Volk, 258 Wis. 2d 584, ¶48 (quoting State v. Holloway, 202 Wis. 2d 694, 699-700, 551 N.W.2d 841 (Ct. App. 1996)).  We therefore remand to the circuit court for resentencing consistent with our interpretation of Wis. Stat. § 973.01.

            By the Court. Judgments affirmed in part, reversed in part; order reversed and cause remanded with directions.

            This opinion will not be published.  See Wis. Stat. Rule 809.23(1)(b)4.

 


 



[1]  This appeal is decided by one judge pursuant to Wis. Stat. § 752.31(2).  All references to the Wisconsin Statutes are to the 2007-08 version unless otherwise noted.

[2]  Gerondale also submitted a separate filing, presenting further argument and complaining his attorney had inadequately presented Gerondale’s position.  Gerondale subsequently responded to the court that he would rely on his attorney’s submission.

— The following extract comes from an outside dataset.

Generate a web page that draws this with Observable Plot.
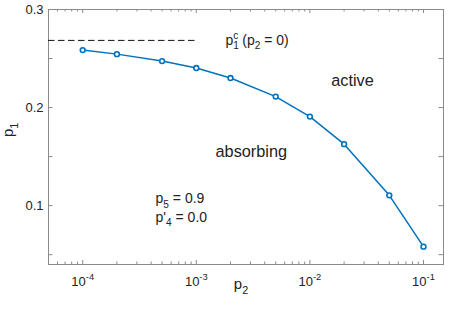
<!DOCTYPE html>
<html><head><meta charset="utf-8">
<script src="https://cdn.jsdelivr.net/npm/d3@7"></script>
<script src="https://cdn.jsdelivr.net/npm/@observablehq/plot@0.6"></script>
<style>
body{margin:0;background:#fff}
#chart svg{font-family:"Liberation Sans",Arial,Helvetica,sans-serif;background:#fff}
</style>
</head><body><div id="chart"></div>
<script>
// ---- data ----
const p2 = [1e-4, 2e-4, 5e-4, 1e-3, 2e-3, 5e-3, 1e-2, 2e-2, 5e-2, 1e-1];
const p1 = [0.2586, 0.2545, 0.2474, 0.2403, 0.2301, 0.2112, 0.1908, 0.1627, 0.1105, 0.0582];
const p1c = 0.2685;
const p1cRange = [5e-5, 1e-3];
const xDomain = [5e-5, 0.15];
const yDomain = [0.04, 0.3];
const xMajor = [1e-4, 1e-3, 1e-2, 1e-1];
const xTickLabels = ["10^{-4}", "10^{-3}", "10^{-2}", "10^{-1}"];
const xMinor = [5e-5, 6e-5, 7e-5, 8e-5, 9e-5,
  2e-4, 3e-4, 4e-4, 5e-4, 6e-4, 7e-4, 8e-4, 9e-4,
  2e-3, 3e-3, 4e-3, 5e-3, 6e-3, 7e-3, 8e-3, 9e-3,
  2e-2, 3e-2, 4e-2, 5e-2, 6e-2, 7e-2, 8e-2, 9e-2];
const yTicks = [0.05, 0.1, 0.15, 0.2, 0.25, 0.3];
const yLabeled = [0.1, 0.2, 0.3];
const yTickLabels = ["0.1", "0.2", "0.3"];
const regionLabels = ["active", "absorbing"];
const regionX = [0.0237, 3.05e-3];
const regionY = [0.2276, 0.1546];
const paramLabels = ["p_{5} = 0.9", "p'_{4} = 0.0"];
const paramX = [4.38e-4, 4.38e-4];
const paramY = [0.1072, 0.0882];
const critLabel = "p_{1}^{c} (p_{2} = 0)";
const critX = 1.81e-3;
const critY = 0.2688;
const xLabel = "p_{2}";
const yLabel = "p_{1}";

// ---- layout ----
const W = 450, H = 311, mL = 48, mR = 7, mT = 9, mB = 47;
const plotH = H - mT - mB, plotW = W - mL - mR;
const axisColor = "#8a8a8a", blue = "#0072BD", ink = "#222";

const pts = p2.map((x, i) => ({x, y: p1[i]}));
const regions = regionLabels.map((t, i) => ({t, x: regionX[i], y: regionY[i]}));
const params = paramLabels.map((t, i) => ({t, x: paramX[i], y: paramY[i]}));

const chart = Plot.plot({
  width: W, height: H,
  marginLeft: mL, marginRight: mR, marginTop: mT, marginBottom: mB,
  x: {type: "log", domain: xDomain},
  y: {domain: yDomain},
  style: {fontSize: "13px", color: ink},
  marks: [
    Plot.frame({stroke: axisColor, strokeWidth: 1}),
    // ticks (inward, all four sides)
    Plot.ruleX(xMajor, {x: d => d, insetTop: plotH - 4, stroke: axisColor}),
    Plot.ruleX(xMajor, {x: d => d, insetBottom: plotH - 4, stroke: axisColor}),
    Plot.ruleX(xMinor, {x: d => d, insetTop: plotH - 2.5, stroke: axisColor}),
    Plot.ruleX(xMinor, {x: d => d, insetBottom: plotH - 2.5, stroke: axisColor}),
    Plot.ruleY(yTicks, {y: d => d, insetRight: plotW - 4.5, stroke: axisColor}),
    Plot.ruleY(yTicks, {y: d => d, insetLeft: plotW - 4.5, stroke: axisColor}),
    Plot.axisX({ticks: xMajor, tickSize: 0, tickPadding: 12, label: null,
      tickFormat: d => xTickLabels[xMajor.indexOf(d)], fontSize: 13, fill: ink}),
    Plot.axisY({ticks: yLabeled, tickSize: 0, tickPadding: 5, label: null,
      tickFormat: d => yTickLabels[yLabeled.indexOf(d)], fontSize: 13, fill: ink}),
    // dashed critical line
    Plot.ruleY([p1c], {y: d => d, x1: p1cRange[0], x2: p1cRange[1], stroke: "#111", strokeWidth: 1, strokeDasharray: "6.5,3.5"}),
    // data
    Plot.line(pts, {x: "x", y: "y", stroke: blue, strokeWidth: 1.5}),
    Plot.dot(pts, {x: "x", y: "y", r: 2.4, stroke: blue, strokeWidth: 1.6, fill: "white"}),
    // annotations
    Plot.text(regions, {x: "x", y: "y", text: "t", fontSize: 16.3, fill: ink}),
    Plot.text(params, {x: "x", y: "y", text: "t", fontSize: 14, fill: ink, textAnchor: "start"}),
    Plot.text([critLabel], {x: critX, y: critY, text: d => d, fontSize: 14, fill: ink, textAnchor: "start"}),
    Plot.text([xLabel], {frameAnchor: "bottom", text: d => d, dy: 24.5, dx: -5, fontSize: 15, fill: ink}),
    Plot.text([yLabel], {frameAnchor: "left", text: d => d, rotate: -90, dx: -40.5, fontSize: 15, fill: ink})
  ]
});
document.getElementById("chart").appendChild(chart);

// ---- rich text: _{sub} and ^{sup} ----
function richify(el) {
  const s = el.textContent;
  if (!/[_^]\{/.test(s)) return;
  const fs = parseFloat(getComputedStyle(el).fontSize) || 13;
  const re = /([_^])\{([^}]*)\}|([^_^]+)/g;
  const segs = [];
  let m;
  while ((m = re.exec(s))) {
    if (m[3] !== undefined) segs.push({t: m[3], k: "base"});
    else segs.push({t: m[2], k: m[1] === "_" ? "sub" : "sup"});
  }
  el.textContent = "";
  const ns = "http://www.w3.org/2000/svg";
  let cur = 0, prev = null;
  for (const sg of segs) {
    const ts = document.createElementNS(ns, "tspan");
    ts.textContent = sg.t;
    const target = sg.k === "sub" ? 0.32 * fs : sg.k === "sup" ? -0.42 * fs : 0;
    if (target !== cur) ts.setAttribute("dy", (target - cur).toFixed(2));
    cur = target;
    if (sg.k !== "base") ts.setAttribute("font-size", (0.72 * fs).toFixed(2));
    el.appendChild(ts);
    if (sg.k !== "base" && prev && prev.k !== "base") {
      ts.setAttribute("dx", (-prev.el.getComputedTextLength()).toFixed(2));
    }
    prev = {k: sg.k, el: ts};
  }
}
chart.querySelectorAll("text").forEach(richify);
</script>
</body></html>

[3]  The supreme court specifically noted in Jackson that the truth-in-sentencing legislation was passed in two phases and that the “case does not address the recent changes of TIS-II.”  State v. Jackson, 2004 WI 29, ¶2 n.2, 270 Wis. 2d 113, 676 N.W.2d 872.

[4]  Because the requirement is 25% of the term of confinement, not of the sentence, the extended supervision number is obtained by dividing the sentence into fifths.  Thus, the extended supervision term will constitute 20% of the total sentence imposed.